それにつれて得宗の家来の御内人と、本来の御家人とのあいだの対立も激しくなり、時宗子北条貞時の代になると、1285 (弘安8)年に有力御家人の安達泰盛らが御内人の代表の内管領平頼綱に滅ぼされた (霜月騒動)。貞時はやがて頼綱も滅ぼし、幕府の実権をにぎった。得宗の絶対的な勢威のもとで, 内管領を始めとする御内人が幕政を主導した。これを得宗専制政治と呼び、全国の守護の半ば以上は北条氏一門が占めて、各地の地頭の職もまた多くは北条氏の手に帰した。
社会の変動
ちょうど元寇とあい前後する頃、かつて平安時代後期から形づくられてきた荘園・公領にもとづく社会の体制は大きく変化し始めていた。農業技術は発展し、畿内や西日本一帯では麦を裏作とする二毛作の田が増加し、山野の草や木を肥料とし、鉄製の農具や馬を利用した農耕が広がっていった❺。
また、農民は副業として荏胡麻 (灯油の原料)などを栽培し、絹布や麻布などを織ったりした。鍛治・鋳物師・紺屋などの手工業者も多く、農村内に住んだり、各地を周り歩いて仕事をしていた。
荘園・公領の中心地や交通の要地、寺社の門前などには、これらの物資を売買する定期市が開かれ、月に三度の市(三斎市)も珍しくなくなった。地方の市場では、地元の特産品や米などが売買され、中央から織物や工芸品などを運んでくる行商人もあらわれた。京都・奈良・鎌倉などの中心的都市には高級品を扱う手工業者や商人が集まり、定期市のほかに常設の小売店(見世棚) もみられるようになった。
これらの商工業者たちは、すでに平安時代の後期頃から、天皇家や貴族・大寺院などの下に同業者の団体である座を結成し、保護者の権威にたよって、販売や製造についての特権を認められていた。
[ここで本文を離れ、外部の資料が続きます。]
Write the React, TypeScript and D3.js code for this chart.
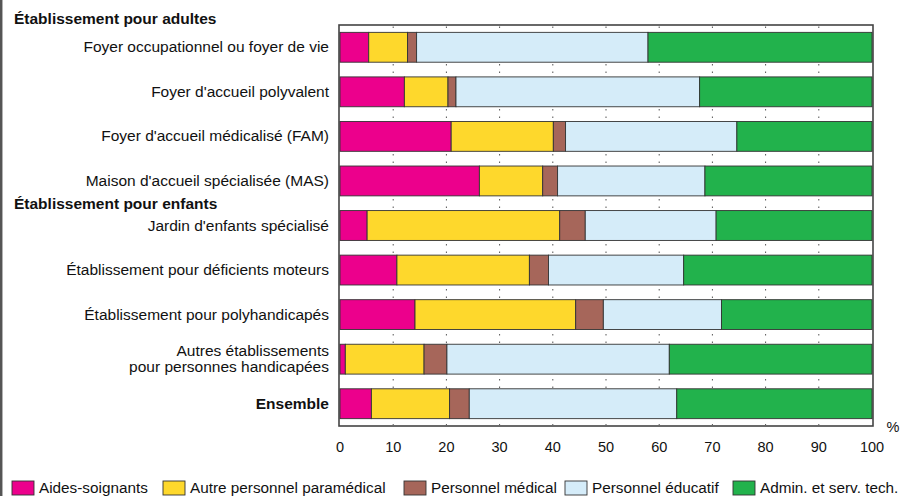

遠隔地を結ぶ商業取引も盛んで、各地の港や大河川沿いの交通の要地には、商品の中継ぎと委託販売や運送を業とする問丸(問)が発達した。売買の手段としては、米などの現物にかわって貨幣が多く用いられるようになっていたが、それにはもっぱら中国から輸入される宋銭が利用された❻。
更に遠隔地間の取引には為替❼が使われ、金融機関としては高利貸業者の借上も多くあらわれた。
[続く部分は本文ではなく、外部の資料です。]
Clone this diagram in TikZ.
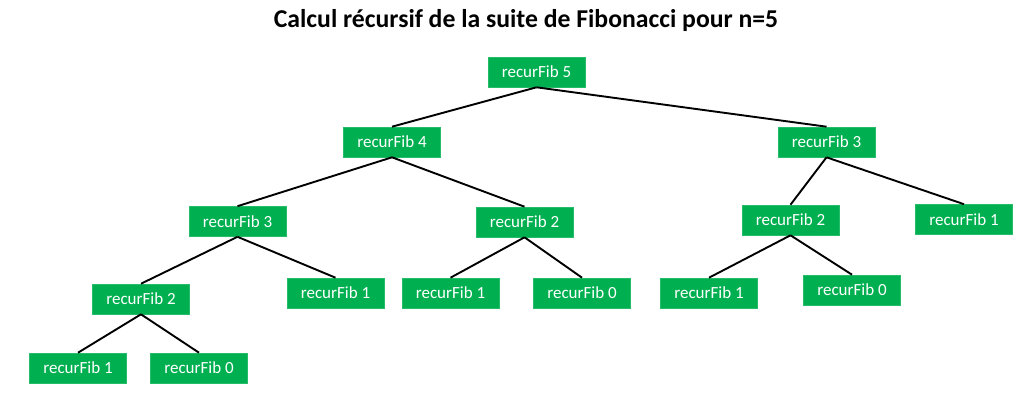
\documentclass[tikz,border=0pt]{standalone}
\usepackage{fontspec}
\setmainfont{Carlito}
\definecolor{boxgreen}{RGB}{0,176,80}
\begin{document}
\begin{tikzpicture}[x=1pt,y=-1pt,
  fibbox/.style={fill=boxgreen, draw=boxgreen!85!white, line width=0.6pt, text=white, minimum width=97pt, minimum height=30pt, inner sep=0pt, font=\fontsize{17}{19}\selectfont},
  edge/.style={draw=black, line width=1.9pt}]
\useasboundingbox (0,0) rectangle (1024,401);
\node[font=\bfseries\fontsize{25.7}{30}\selectfont] (title) at (526,21) {Calcul récursif de la suite de Fibonacci pour n=5};
\node[fibbox] (f5) at (536.5,72) {recurFib 5};
\node[fibbox] (f4) at (392,142) {recurFib 4};
\node[fibbox] (f3r) at (826.5,142) {recurFib 3};
\node[fibbox] (f3l) at (237.5,221.5) {recurFib 3};
\node[fibbox] (f2m) at (524.5,222) {recurFib 2};
\node[fibbox] (f2r) at (790.5,220) {recurFib 2};
\node[fibbox] (f1rr) at (964,219.5) {recurFib 1};
\node[fibbox] (f2l) at (141,299) {recurFib 2};
\node[fibbox] (f1a) at (335.5,293) {recurFib 1};
\node[fibbox] (f1b) at (450.5,293) {recurFib 1};
\node[fibbox] (f0b) at (582,293) {recurFib 0};
\node[fibbox] (f1c) at (709,293) {recurFib 1};
\node[fibbox] (f0c) at (852,290) {recurFib 0};
\node[fibbox] (f1d) at (78,368) {recurFib 1};
\node[fibbox] (f0d) at (199,368) {recurFib 0};
\draw[edge] (f5.south) -- (f4.north);
\draw[edge] (f5.south) -- (f3r.north);
\draw[edge] (f4.south) -- (f3l.north);
\draw[edge] (f4.south) -- (f2m.north);
\draw[edge] (f3r.south) -- (f2r.north);
\draw[edge] (f3r.south) -- (f1rr.north);
\draw[edge] (f3l.south) -- (f2l.north);
\draw[edge] (f3l.south) -- (f1a.north);
\draw[edge] (f2m.south) -- (f1b.north);
\draw[edge] (f2m.south) -- (f0b.north);
\draw[edge] (f2r.south) -- (f1c.north);
\draw[edge] (f2r.south) -- (f0c.north);
\draw[edge] (f2l.south) -- (f1d.north);
\draw[edge] (f2l.south) -- (f0d.north);
\end{tikzpicture}
\end{document}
荘園領主や地頭の圧迫や非法に対抗する農民の動きも活発で、団結して訴訟をおこしたり、集団で逃亡したりする例も多くなった。一方、畿内やその周辺では荘園領主に対抗する地頭や、非御家人の新興武士たち が、武力にうったえて年貢の納入を拒否したり、荘園領主に抵抗するよう になった。これらの武士は当時悪党とよばれ、その動きはやがて各地に広 がっていき、農民の運動とともに荘園領主や幕府をなやますようになった。
幕府の衰退
生産や流通経済のめざわしい発達、社会の大きな変動の中で、幕府は多くの困難に直面していた。元寇は御家人達に多くの犠牲を払わせたが、幕府は十分な恩賞を与えることができず、御家人達の信頼を失う結果になった。また御家人達の多くは、以前からの原則であった分割相続の繰り返しによって所領が細分化され❾た上、貨幣経済の発展に巻き込まれて窮乏していたから、元寇の影響は一層大きかった。
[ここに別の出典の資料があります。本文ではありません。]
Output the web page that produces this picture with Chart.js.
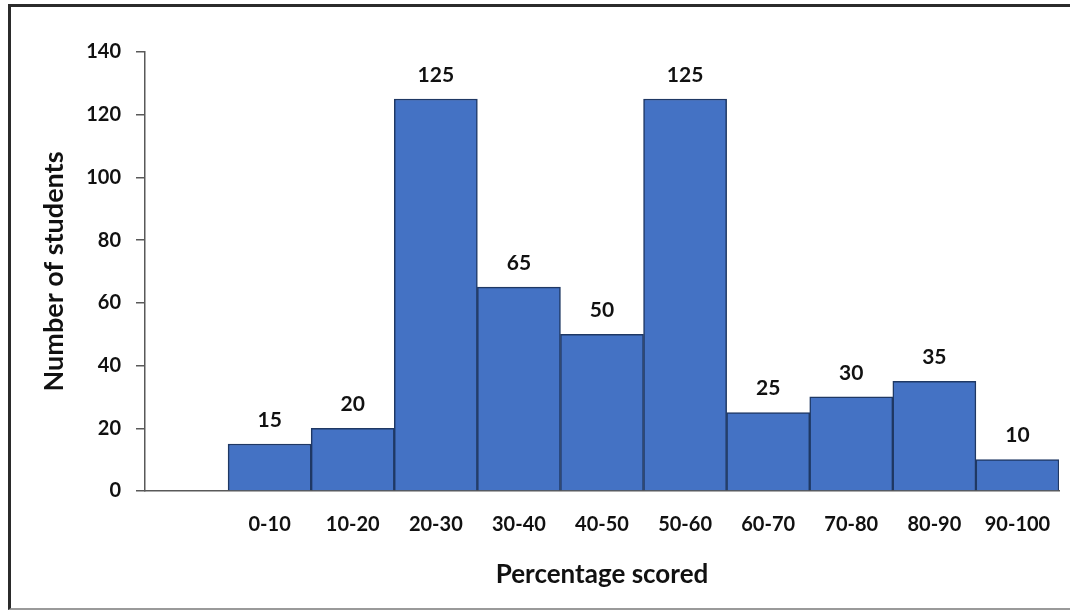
<!DOCTYPE html>
<html>
<head>
<meta charset="utf-8">
<script src="https://cdn.jsdelivr.net/npm/chart.js@4/dist/chart.umd.min.js"></script>
<style>
  html, body { margin: 0; padding: 0; background: #ffffff; overflow: hidden; }
  #wrap { position: absolute; left: 0; top: 0; width: 1070px; height: 610px; }
  #frame { position: absolute; left: 8px; top: 4px; width: 1100px; height: 601px;
           border-left: 3px solid #2b2b2b; border-top: 3px solid #2b2b2b;
           border-bottom: 2px solid #9a9a9a; pointer-events: none; }
</style>
</head>
<body>
<div id="wrap"><canvas id="c" width="1070" height="610"></canvas></div>
<div id="frame"></div>
<script>
// ---- data ----
const categories = ['', '0-10', '10-20', '20-30', '30-40', '40-50', '50-60', '60-70', '70-80', '80-90', '90-100'];
const students = [null, 15, 20, 125, 65, 50, 125, 25, 30, 35, 10];
const yTicks = [0, 20, 40, 60, 80, 100, 120, 140];
const xTitle = 'Percentage scored';
const yTitle = 'Number of students';

const FONT = 'Lato, "Open Sans", "Liberation Sans", sans-serif';
const AXIS = '#595959';

const valueLabels = {
  id: 'valueLabels',
  afterDatasetsDraw(chart) {
    const ctx = chart.ctx;
    const meta = chart.getDatasetMeta(0);
    ctx.save();
    ctx.font = 'bold 21px ' + FONT;
    ctx.fillStyle = '#111111';
    ctx.textAlign = 'center';
    ctx.textBaseline = 'middle';
    meta.data.forEach((bar, i) => {
      const v = chart.data.datasets[0].data[i];
      if (v === null || v === undefined) return;
      ctx.fillText(String(v), bar.x, bar.y - 24);
    });
    ctx.restore();
  }
};

new Chart(document.getElementById('c'), {
  type: 'bar',
  data: {
    labels: categories,
    datasets: [{
      data: students,
      backgroundColor: '#4472C4',
      borderColor: '#1F3864',
      borderWidth: 1.5,
      categoryPercentage: 1.0,
      barPercentage: 1.0
    }]
  },
  options: {
    responsive: false,
    animation: false,
    devicePixelRatio: 1,
    layout: { padding: { top: 52, right: 11, left: 0, bottom: 0 } },
    plugins: { legend: { display: false }, tooltip: { enabled: false } },
    scales: {
      x: {
        grid: { display: false },
        border: { display: true, color: AXIS, width: 1.5 },
        ticks: { color: '#111111', font: { family: FONT, size: 20, weight: 'bold' }, padding: 14, maxRotation: 0, autoSkip: false },
        title: { display: true, text: xTitle, color: '#111111', font: { family: FONT, size: 26, weight: 'bold' }, padding: { top: 0, bottom: 20 } },
        afterFit(scale) { scale.height = 119; }
      },
      y: {
        min: 0, max: 140,
        afterBuildTicks(scale) { scale.ticks = yTicks.map(v => ({ value: v })); },
        grid: { drawOnChartArea: false, drawTicks: true, tickLength: 9, color: AXIS, lineWidth: 1.5 },
        border: { display: true, color: AXIS, width: 1.5 },
        ticks: { color: '#111111', font: { family: FONT, size: 20, weight: 'bold' }, padding: 15 },
        title: { display: true, text: yTitle, color: '#111111', font: { family: FONT, size: 27, weight: 'bold' }, padding: { top: 38, bottom: 0 } },
        afterFit(scale) { scale.width = 145; }
      }
    }
  },
  plugins: [valueLabels]
});
</script>
</body>
</html>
幕府は窮乏する御家人を救う対策をとり、1297 (永仁5)年には永仁の徳政令を発布し御家人の所領の質入 れや売買を禁止して、それまでに質入れ・売却した御家人領を無償で取り戻させ、御家人が関係する金銭の訴訟を受け付けないなどの思いきった手段に訴えた。しかし、効果はあがらなかった。
中小御家人の多くが没落していく一方で、経済情勢の転換をうまく掴んで勢力を拡大する武士もうまれた。特に守護などの中には、没落した御家人を支配下にいれて、大きな勢力を築くものもあらわれた。
このような動揺をしずめるために、北条氏得宗の専制政治は強化されたが、それはますます御家人の不満をつのらせる結果となった。こうして幕府の支配は危機を深めていった。